After a fairly lengthy discussion and a five-minute break to determine the outcome of the vote, the RSU 20 Board of Directors chose Brian Carpenter to serve as the district’s next superintendent Tuesday night.

The board voted 11-4-2 (with Directors Alan Wood, Orya Shomron, Dorothy Odell and Darren Philbrick opposed and Directors Gerry Reid and incoming Director Charles Poirier abstaining) in favor of hiring Carpenter with an initial two-year contract and a salary of $105,000. Carpenter is expected to join RSU 20 July 1.

Directors made the decision at their regular meeting Tuesday night, April 24, at Searsport District High School.

Board chairman Jean Dube said Carpenter will have the option of negotiating his salary after his first year of service to the nine-town district and could also seek an extension of his contract at that time, an arrangement current Superintendent Bruce Mailloux described as standard.

Director Chris Krause, one director present for Carpenter’s interview, said Carpenter is currently working as an assistant principal at Sumner Memorial High School in Sullivan. His tenure in RSU 20 will be Carpenter’s first time serving as a superintendent, but Krause said the Bangor resident has an extensive background in education as well as in the military.

“He’s been in the military and he was an officer,” said Krause. “He’s worked at the Pentagon, and in Afghanistan and Iraq.”

When asked what his initial impression of Carpenter was when he first met him, Krause said, “This guy wants to get down to business.”

When Carpenter was told of the ongoing teacher contract dispute and the existing divide between communities of the former SADs 34 and 56, Krause said Carpenter’s reaction was that of someone who looks forward to meeting a challenge.

“That’s what he likes to do,” said Krause. “We need some hard decisions made in this district… I think [Carpenter] sees this as something that’ll keep him busy.”

But the decision to bring Carpenter on board did not come easy.

When the original motion was made to hire Carpenter, there were a handful of directors who advocated for more discussion before voting on the matter.

Shomron told directors he felt since the agenda item indicated there would be discussion and possible action, he expected a motion would be made to go into executive session to talk over the personnel matter.

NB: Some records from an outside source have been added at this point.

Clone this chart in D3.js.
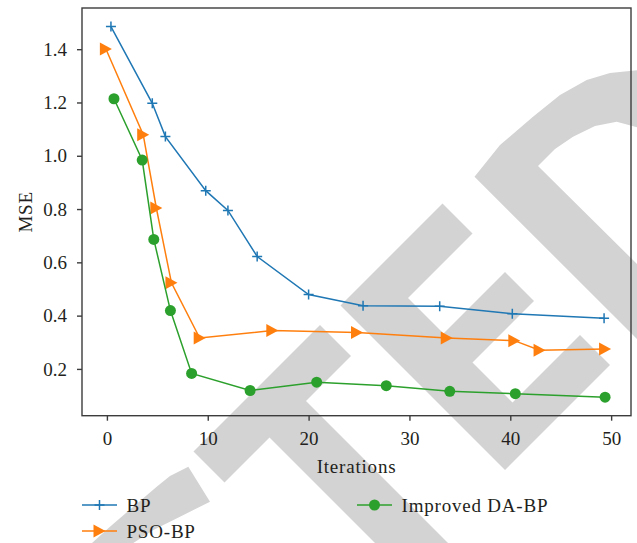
<!DOCTYPE html>
<html lang="en">
  <head>
      <meta charset="utf-8">
      <title>MSE vs Iterations</title>
      <script type="text/javascript" src="https://cdn.jsdelivr.net/npm/d3@7"></script>
      <style type="text/css">
            body { margin: 0; background: #fff; }
            text { font-family: "Liberation Serif", "Times New Roman", serif; fill: #231f20; }
            .axis path, .axis line { stroke: #3c3c3c; stroke-width: 1.4; }
            .axis text { font-size: 19px; }
            .label { font-size: 19px; letter-spacing: 0.8px; }
            .line { fill: none; stroke-width: 1.5; }
      </style>
  </head>
  <body>
      <script type="text/javascript">
        var w = 637;
        var h = 543;

        // series
        var bpIter  = [0.4, 4.5, 5.8, 9.8, 12.0, 14.9, 20.0, 25.4, 33.0, 40.2, 49.3];
        var bpMse   = [1.485, 1.197, 1.072, 0.869, 0.795, 0.622, 0.479, 0.437, 0.435, 0.407, 0.390];
        var psoIter = [-0.1, 3.6, 4.9, 6.4, 9.2, 16.4, 24.8, 33.7, 40.4, 42.9, 49.4];
        var psoMse  = [1.401, 1.079, 0.804, 0.523, 0.316, 0.344, 0.337, 0.316, 0.306, 0.270, 0.275];
        var daIter  = [0.7, 3.5, 4.65, 6.3, 8.4, 14.2, 20.8, 27.7, 34.0, 40.5, 49.4];
        var daMse   = [1.214, 0.984, 0.686, 0.419, 0.183, 0.119, 0.150, 0.137, 0.116, 0.107, 0.094];

        var xTicks = [0, 10, 20, 30, 40, 50];
        var yTicks = [0.2, 0.4, 0.6, 0.8, 1.0, 1.2, 1.4];

        var seriesNames = ["BP", "PSO-BP", "Improved DA-BP"];
        var seriesColors = ["#1f77b4", "#ff7f0e", "#2ca02c"];

        var pLeft = 82, pRight = 631, pTop = 8, pBottom = 415.7;

        var xScale = d3.scaleLinear().domain([-2.47, 51.97]).range([pLeft, pRight]);
        var yScale = d3.scaleLinear().domain([0.0244, 1.5546]).range([pBottom, pTop]);

        var svg = d3.select("body")
              .append("svg")
              .attr("width", w)
              .attr("height", h);

        // background watermark (grey letter shapes)
        var wm = [
          [[474.5,176.7],[500,145],[533,116.7],[560,95],[586.7,80],[610,73],[640,70],[640,128],[616.7,121.7],[595,126],[573,136.7],[555,149],[538,166],[640,267],[640,342]],
          [[340.5,305.5],[442.5,203.5],[472.5,233.5],[408,298],[443.5,333.5],[505,272],[534,301],[472.5,362.5],[512.5,402.5],[580,335],[610,365],[505,470]],
          [[193.5,451.5],[320,325],[351,356],[306,401],[452.5,547.5],[416,584],[269.5,437.5],[224.5,482.5]],
          [[188.3,466.7],[170,476],[156.7,486.7],[133.3,506.7],[110,526.7],[92,543],[133.3,543],[153.3,530],[180,516.7],[210,501.7]]
        ];
        svg.append("g").selectAll("path")
           .data(wm)
           .enter()
           .append("path")
           .attr("d", function(d) { return "M" + d.join("L") + "Z"; })
           .attr("fill", "#d3d3d3");

        // axes box
        svg.append("rect")
           .attr("x", pLeft).attr("y", pTop)
           .attr("width", pRight - pLeft).attr("height", pBottom - pTop)
           .attr("fill", "none")
           .attr("stroke", "#3c3c3c")
           .attr("stroke-width", 1.4);

        var xAxis = d3.axisBottom(xScale).tickValues(xTicks).tickSize(5).tickPadding(11).tickFormat(d3.format("d"));
        var yAxis = d3.axisLeft(yScale).tickValues(yTicks).tickSize(5).tickPadding(10).tickFormat(d3.format(".1f"));

        svg.append("g")
            .attr("class", "axis")
            .attr("transform", "translate(0," + pBottom + ")")
            .call(xAxis)
            .call(function(g) { g.select(".domain").remove(); g.selectAll("text").attr("font-family", null).attr("font-size", null); });

        svg.append("g")
            .attr("class", "axis")
            .attr("transform", "translate(" + pLeft + ",0)")
            .call(yAxis)
            .call(function(g) { g.select(".domain").remove(); g.selectAll("text").attr("font-family", null).attr("font-size", null); });

        svg.append("text")
            .attr("class", "label")
            .attr("transform", "translate(" + ((pLeft + pRight) / 2) + ",473)")
            .attr("text-anchor", "middle")
            .text("Iterations");

        svg.append("text")
            .attr("class", "label")
            .attr("transform", "translate(31.5," + ((pTop + pBottom) / 2) + ") rotate(-90)")
            .attr("text-anchor", "middle")
            .text("MSE");

        // markers
        function drawMarker(g, kind, color) {
          if (kind === 0) {
            g.append("path").attr("d", "M-5,0H5M0,-5V5").attr("stroke", color).attr("stroke-width", 1.5);
          } else if (kind === 1) {
            g.append("path").attr("d", "M6,0L-6,-6.5L-6,6.5Z").attr("fill", color);
          } else {
            g.append("circle").attr("r", 5.5).attr("fill", color);
          }
        }

        var line = d3.line()
              .x(function(d) { return xScale(d[0]); })
              .y(function(d) { return yScale(d[1]); });

        var allIter = [bpIter, psoIter, daIter];
        var allMse = [bpMse, psoMse, daMse];

        for (var s = 0; s < 3; s++) {
          var pts = allIter[s].map(function(v, i) { return [v, allMse[s][i]]; });
          svg.append("path")
             .datum(pts)
             .attr("class", "line")
             .attr("stroke", seriesColors[s])
             .attr("d", line);
          var mg = svg.append("g");
          for (var i = 0; i < pts.length; i++) {
            var g = mg.append("g").attr("transform", "translate(" + xScale(pts[i][0]) + "," + yScale(pts[i][1]) + ")");
            drawMarker(g, s, seriesColors[s]);
          }
        }

        // legend
        var legendPos = [[82, 505], [82, 531], [357, 505]];
        for (var k = 0; k < 3; k++) {
          var lg = svg.append("g").attr("transform", "translate(" + legendPos[k][0] + "," + legendPos[k][1] + ")");
          lg.append("line").attr("x1", 0).attr("x2", 35).attr("stroke", seriesColors[k]).attr("stroke-width", 1.5);
          drawMarker(lg.append("g").attr("transform", "translate(17.5,0)"), k, seriesColors[k]);
          lg.append("text")
            .attr("class", "label")
            .attr("x", 44.5)
            .attr("y", 7)
            .text(seriesNames[k]);
        }
      </script>
  </body>
</html>
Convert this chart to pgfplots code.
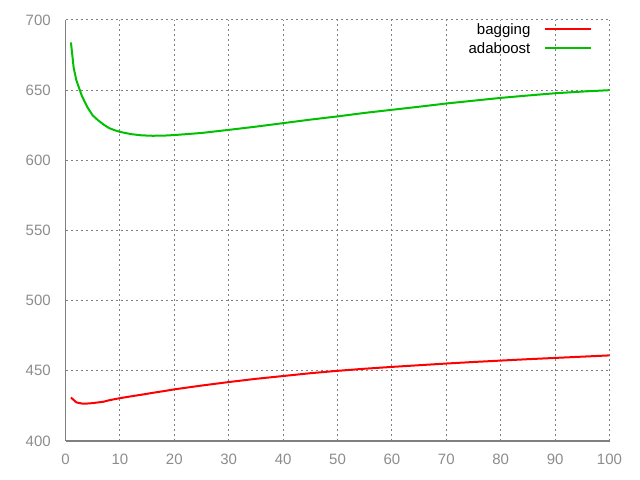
\documentclass[border=0pt]{standalone}
\usepackage{pgfplots}
\pgfplotsset{compat=1.18}
\usepackage{fontspec}
\setmainfont{Liberation Sans}

\definecolor{gpred}{RGB}{255,0,0}
\definecolor{gpgreen}{RGB}{0,192,0}
\definecolor{gpgray}{RGB}{128,128,128}
\definecolor{gplabel}{RGB}{140,140,140}

\begin{document}
\begin{tikzpicture}
\fontsize{11.25bp}{13.5bp}\selectfont
\path (0,0) rectangle (480bp,360bp);
\begin{axis}[
    at={(49.125bp,29.25bp)}, anchor=south west,
    scale only axis, width=408bp, height=315.75bp,
    xmin=0, xmax=100, ymin=400, ymax=700,
    xtick={0,10,...,100}, ytick={400,450,...,700},
    axis lines*=left,
    axis line style={gpgray, line width=0.9bp, -},
    major tick length=0pt,
    grid=major,
    major grid style={gpgray, line width=0.75bp, dash pattern=on 1.5bp off 2.25bp},
    tick label style={font=\fontsize{11.25bp}{13.5bp}\selectfont, text=gplabel, inner sep=0pt},
    xticklabel style={anchor=north, yshift=-9.75bp},
    yticklabel style={anchor=east, xshift=-10.9bp},
    /pgf/number format/assume math mode=true,
    legend style={draw=none, fill=none, at={(0.969,0.9924)}, anchor=north east,
        inner sep=0pt, row sep=0pt, column sep=10.5bp,
        nodes={inner sep=0pt, text height=8bp, text depth=6.25bp,
               font=\fontsize{11.25bp}{13.5bp}\selectfont}},
    legend plot pos=right,
    legend cell align=right,
    legend image code/.code={\draw[#1] (0bp,3.2bp) -- (34.5bp,3.2bp);},
]
\addplot[gpred, line width=1.5bp] coordinates {
(1,431) (2,427.5) (3,426.7) (4,426.7) (5,427) (6,427.5) (7,428) (8,429) (9,429.8) (10,430.5)
(12,431.8) (14,433) (16,434.3) (18,435.5) (20,436.8) (25,439.5) (30,442) (35,444.3)
(40,446.3) (45,448.3) (50,450) (55,451.5) (60,452.8) (65,454) (70,455.2) (75,456.3)
(80,457.3) (85,458.3) (90,459.2) (95,460.1) (100,461)
};
\addlegendentry{bagging}
\addplot[gpgreen, line width=1.5bp] coordinates {
(1,684) (1.5,666) (2,657) (3,646) (4,638) (5,632) (6,628.5) (7,625.5) (8,623) (9,621.5) (10,620.3)
(12,618.7) (14,617.8) (16,617.5) (18,617.6) (20,618) (25,619.5) (30,621.7) (35,624)
(40,626.5) (45,629) (50,631.3) (55,633.8) (60,636) (65,638.2) (70,640.5) (75,642.5)
(80,644.5) (85,646.2) (90,647.8) (95,649) (100,650)
};
\addlegendentry{adaboost}
\end{axis}
\end{tikzpicture}
\end{document}
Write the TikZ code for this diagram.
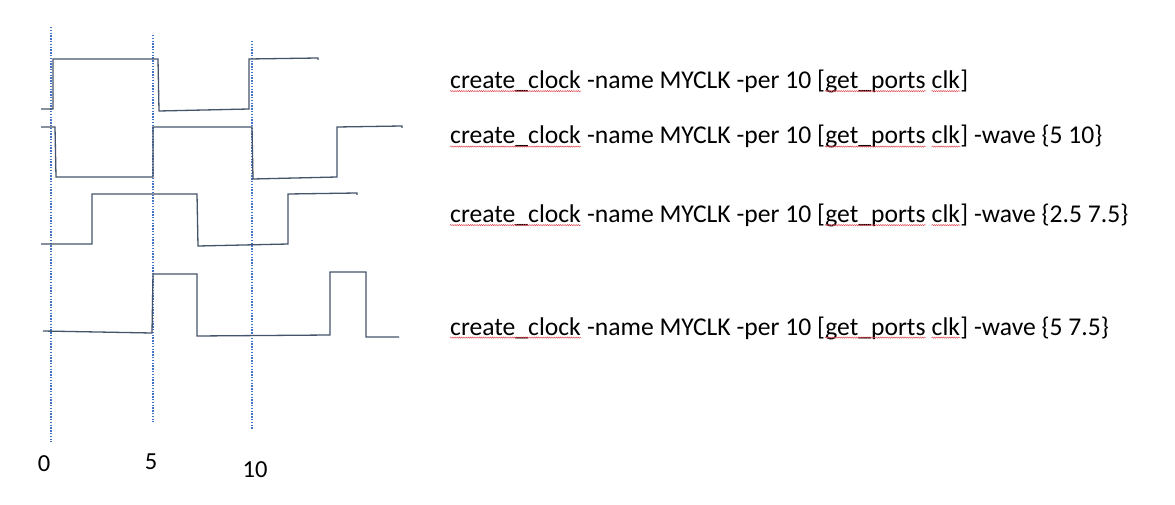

Director Alan Wood, who later seconded Shomoron’s motion to enter executive session, said he disagreed with allowing a two-year contract for the incoming superintendent.

Director Tony Bagley, however, took exception to discussing the matter any further.

“We as a board, or those of us who attended, sat for over two hours and discussed that,” he said. “For those who are there, what is there to discuss?”

Shomron disagreed, saying there should be additional discussion for the benefit of those who were unable to attend out of “respect for the fullness of the board.”

Shomron followed his comments up with a motion to enter executive session (seconded by Wood), but that motion failed.

When it came time to vote on the original motion to hire Carpenter, the number of votes in favor and against it created another set of issues to work out before any decision was announced.

The divide among the directors prompted Assistant Superintendent John McDonald to tally up the votes under the district’s weighted voting system to determine the outcome, which he eventually calculated to reflect 11,016 votes in favor of the new hire and 4,291 opposed. But that process became slightly more complicated when Mailloux suggested the board take a five-minute break to check state statutes and see if that particular decision required a two-thirds majority vote.

When the board returned to regular session a few minutes later, McDonald explained the outcome.

“A superintendent is elected by a majority vote, not a two-thirds majority, and this is clearly a majority vote,” he said. “The motion carries.”

Following the vote determination, Director Denise Dakin requested the board enter executive session at the conclusion of the meeting for the purpose of discussing public officials and/or employees, a motion that directors agreed to unanimously.

Dube announced prior to the start of the closed-door session that the board would take no action as a result of the discussions that were to be held there.